E, não podemos deixar de mencionar, John expressou todo o seu amor e gratidão à sua esposa Elaine, que o amava reciprocamente. John sabia que Elaine foi a responsável por permitir que a doçura e generosidade de seu coração aflorasse. Aliás, talvez essa fosse sua mais extraordinária característica: a contínua capacidade de aprender e de se renovar.

A viagem de John, agora, não foi mais para uma distante ilha da costa leste do Oceano Pacífico. Embora John tenha se distanciado, sem retorno, da nossa condição material humana, ele nunca esteve tão próximo. John lidou com sua condição com comovente serenidade, a qual o levava para um novo estágio de transformação da matéria, como ele estava plenamente consciente.

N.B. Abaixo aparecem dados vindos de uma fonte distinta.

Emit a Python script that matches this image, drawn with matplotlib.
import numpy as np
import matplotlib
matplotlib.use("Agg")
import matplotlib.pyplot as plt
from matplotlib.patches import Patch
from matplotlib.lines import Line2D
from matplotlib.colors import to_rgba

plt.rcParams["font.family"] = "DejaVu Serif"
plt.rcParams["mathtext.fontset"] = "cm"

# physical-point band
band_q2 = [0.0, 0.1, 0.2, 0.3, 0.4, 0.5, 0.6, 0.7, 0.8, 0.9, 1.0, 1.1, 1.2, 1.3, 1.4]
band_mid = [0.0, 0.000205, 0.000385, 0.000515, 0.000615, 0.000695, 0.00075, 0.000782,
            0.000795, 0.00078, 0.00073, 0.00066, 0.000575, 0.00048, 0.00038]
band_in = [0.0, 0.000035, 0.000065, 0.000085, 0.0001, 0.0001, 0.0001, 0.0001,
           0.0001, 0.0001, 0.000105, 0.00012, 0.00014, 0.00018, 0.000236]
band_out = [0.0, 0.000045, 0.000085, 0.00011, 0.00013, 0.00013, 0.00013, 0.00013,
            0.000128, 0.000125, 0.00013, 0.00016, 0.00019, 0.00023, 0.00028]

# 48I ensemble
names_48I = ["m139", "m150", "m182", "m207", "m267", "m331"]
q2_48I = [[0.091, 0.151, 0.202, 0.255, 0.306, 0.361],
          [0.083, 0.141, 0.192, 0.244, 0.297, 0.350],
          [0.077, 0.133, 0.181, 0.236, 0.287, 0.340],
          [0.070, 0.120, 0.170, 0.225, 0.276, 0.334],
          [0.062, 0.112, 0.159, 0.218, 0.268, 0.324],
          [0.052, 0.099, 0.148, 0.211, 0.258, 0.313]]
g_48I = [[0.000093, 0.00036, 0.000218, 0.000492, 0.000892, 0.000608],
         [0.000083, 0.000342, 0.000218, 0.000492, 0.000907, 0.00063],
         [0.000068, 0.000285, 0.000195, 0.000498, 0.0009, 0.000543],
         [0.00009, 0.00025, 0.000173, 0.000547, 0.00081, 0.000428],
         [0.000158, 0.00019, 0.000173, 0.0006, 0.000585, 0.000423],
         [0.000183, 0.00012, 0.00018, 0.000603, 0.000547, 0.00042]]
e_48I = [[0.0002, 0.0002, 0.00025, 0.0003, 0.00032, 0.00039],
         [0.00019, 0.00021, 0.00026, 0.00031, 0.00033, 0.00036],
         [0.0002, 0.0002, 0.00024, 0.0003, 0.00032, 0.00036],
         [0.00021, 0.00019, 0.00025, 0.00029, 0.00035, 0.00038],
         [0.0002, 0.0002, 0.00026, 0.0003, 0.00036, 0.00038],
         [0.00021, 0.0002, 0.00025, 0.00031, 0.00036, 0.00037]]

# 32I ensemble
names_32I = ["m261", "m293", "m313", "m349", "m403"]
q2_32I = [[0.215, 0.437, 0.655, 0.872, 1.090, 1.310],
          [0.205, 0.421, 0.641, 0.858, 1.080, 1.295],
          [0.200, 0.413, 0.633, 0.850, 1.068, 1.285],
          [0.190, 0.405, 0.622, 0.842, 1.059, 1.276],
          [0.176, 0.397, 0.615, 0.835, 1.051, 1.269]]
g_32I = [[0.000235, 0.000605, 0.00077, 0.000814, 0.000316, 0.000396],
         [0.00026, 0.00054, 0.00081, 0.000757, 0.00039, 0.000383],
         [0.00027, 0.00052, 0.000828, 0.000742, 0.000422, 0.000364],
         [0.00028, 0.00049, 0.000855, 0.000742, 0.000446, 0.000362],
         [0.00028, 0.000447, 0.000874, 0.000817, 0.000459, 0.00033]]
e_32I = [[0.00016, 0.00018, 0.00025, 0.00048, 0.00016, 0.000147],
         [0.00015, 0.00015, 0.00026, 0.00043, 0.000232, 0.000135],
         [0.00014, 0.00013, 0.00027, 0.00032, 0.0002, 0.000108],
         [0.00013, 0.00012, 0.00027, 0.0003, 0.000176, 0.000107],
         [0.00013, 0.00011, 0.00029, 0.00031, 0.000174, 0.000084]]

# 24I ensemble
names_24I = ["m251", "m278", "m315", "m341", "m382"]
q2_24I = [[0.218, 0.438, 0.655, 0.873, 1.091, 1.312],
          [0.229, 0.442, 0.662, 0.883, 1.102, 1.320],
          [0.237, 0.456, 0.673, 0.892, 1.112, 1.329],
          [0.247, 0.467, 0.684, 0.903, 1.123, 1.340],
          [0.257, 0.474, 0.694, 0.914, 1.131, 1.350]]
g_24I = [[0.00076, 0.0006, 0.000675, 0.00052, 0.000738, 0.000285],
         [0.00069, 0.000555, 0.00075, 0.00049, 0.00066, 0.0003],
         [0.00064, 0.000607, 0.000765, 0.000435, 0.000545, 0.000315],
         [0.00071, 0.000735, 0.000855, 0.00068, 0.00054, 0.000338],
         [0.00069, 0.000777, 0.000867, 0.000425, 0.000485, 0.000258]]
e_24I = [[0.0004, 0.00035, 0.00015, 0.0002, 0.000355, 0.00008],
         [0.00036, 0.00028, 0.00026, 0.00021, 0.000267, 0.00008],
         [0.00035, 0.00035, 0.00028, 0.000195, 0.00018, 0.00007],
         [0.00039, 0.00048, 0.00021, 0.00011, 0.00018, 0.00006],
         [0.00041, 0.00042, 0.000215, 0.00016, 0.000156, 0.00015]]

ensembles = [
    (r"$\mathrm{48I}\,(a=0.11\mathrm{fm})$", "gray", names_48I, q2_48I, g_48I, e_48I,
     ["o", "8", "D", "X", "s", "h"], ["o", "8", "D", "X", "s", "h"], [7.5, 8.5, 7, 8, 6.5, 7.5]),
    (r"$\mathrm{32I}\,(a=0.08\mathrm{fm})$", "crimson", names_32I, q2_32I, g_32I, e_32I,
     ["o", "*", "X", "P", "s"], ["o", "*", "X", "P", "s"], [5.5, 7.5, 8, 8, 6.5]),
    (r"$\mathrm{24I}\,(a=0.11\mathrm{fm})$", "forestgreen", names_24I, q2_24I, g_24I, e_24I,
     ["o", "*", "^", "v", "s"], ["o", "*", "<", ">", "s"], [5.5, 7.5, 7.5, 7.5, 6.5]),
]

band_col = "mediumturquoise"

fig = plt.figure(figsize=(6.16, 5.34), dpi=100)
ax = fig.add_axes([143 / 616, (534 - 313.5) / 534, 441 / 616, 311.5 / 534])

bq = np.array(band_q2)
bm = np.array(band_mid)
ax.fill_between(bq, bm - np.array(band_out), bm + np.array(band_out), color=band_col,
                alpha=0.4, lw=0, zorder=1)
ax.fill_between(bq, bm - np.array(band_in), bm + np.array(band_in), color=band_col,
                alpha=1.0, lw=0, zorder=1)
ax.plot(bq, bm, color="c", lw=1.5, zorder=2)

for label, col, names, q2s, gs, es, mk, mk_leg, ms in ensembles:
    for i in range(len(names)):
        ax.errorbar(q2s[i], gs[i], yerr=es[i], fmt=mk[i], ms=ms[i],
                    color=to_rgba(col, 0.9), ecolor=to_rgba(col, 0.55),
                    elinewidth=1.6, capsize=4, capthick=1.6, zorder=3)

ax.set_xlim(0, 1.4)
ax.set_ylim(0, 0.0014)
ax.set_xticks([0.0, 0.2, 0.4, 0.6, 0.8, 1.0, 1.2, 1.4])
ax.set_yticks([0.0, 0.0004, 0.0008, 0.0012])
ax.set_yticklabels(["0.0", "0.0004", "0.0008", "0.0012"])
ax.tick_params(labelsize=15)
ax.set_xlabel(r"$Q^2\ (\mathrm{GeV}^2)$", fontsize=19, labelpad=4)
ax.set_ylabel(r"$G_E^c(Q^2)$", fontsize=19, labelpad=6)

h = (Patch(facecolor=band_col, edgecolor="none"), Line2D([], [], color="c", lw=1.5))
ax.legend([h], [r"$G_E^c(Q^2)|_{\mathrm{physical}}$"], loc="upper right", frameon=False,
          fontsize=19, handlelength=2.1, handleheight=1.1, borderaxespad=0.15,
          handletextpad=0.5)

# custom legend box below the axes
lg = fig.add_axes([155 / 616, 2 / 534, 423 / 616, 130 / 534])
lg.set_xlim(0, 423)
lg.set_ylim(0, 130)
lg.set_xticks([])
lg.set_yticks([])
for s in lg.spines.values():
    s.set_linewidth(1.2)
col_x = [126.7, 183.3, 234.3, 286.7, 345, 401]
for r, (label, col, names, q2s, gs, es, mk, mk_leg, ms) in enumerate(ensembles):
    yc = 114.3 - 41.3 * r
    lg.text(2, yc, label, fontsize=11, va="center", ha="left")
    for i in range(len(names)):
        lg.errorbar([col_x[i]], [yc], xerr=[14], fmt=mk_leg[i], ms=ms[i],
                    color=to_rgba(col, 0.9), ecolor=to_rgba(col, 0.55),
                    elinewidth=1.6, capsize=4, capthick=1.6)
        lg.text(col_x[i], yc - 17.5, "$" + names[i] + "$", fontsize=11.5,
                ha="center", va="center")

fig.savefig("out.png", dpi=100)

Apaixonado por naturalistas viajantes de espírito livre, como Alexander von Humboldt, e um implacável evolucionista, John compreendeu e aceitou sua passagem como parte de um processo, com a generosidade de tranquilizar, com palavras de amor, a sua incansável companheira Elaine e a todos seus amigos. Para quem fica, John deixa aberta uma imensa clareira de possibilidades não realizadas. Mas ele estava ciente de ter cumprido uma magnífica jornada, plena de amor e de realizações. John deixou sua esposa Elaine, seu filho Richard, sua mãe Patrícia Louise, os irmãos David, Elizabeth, Julian, e Madaleine, os sobrinhos Ayla e Kob Harrison, e uma legião de amigos, fãs, admiradores de seu trabalho e, sobretudo, de sua exitosa vida, que deve ser celebrada.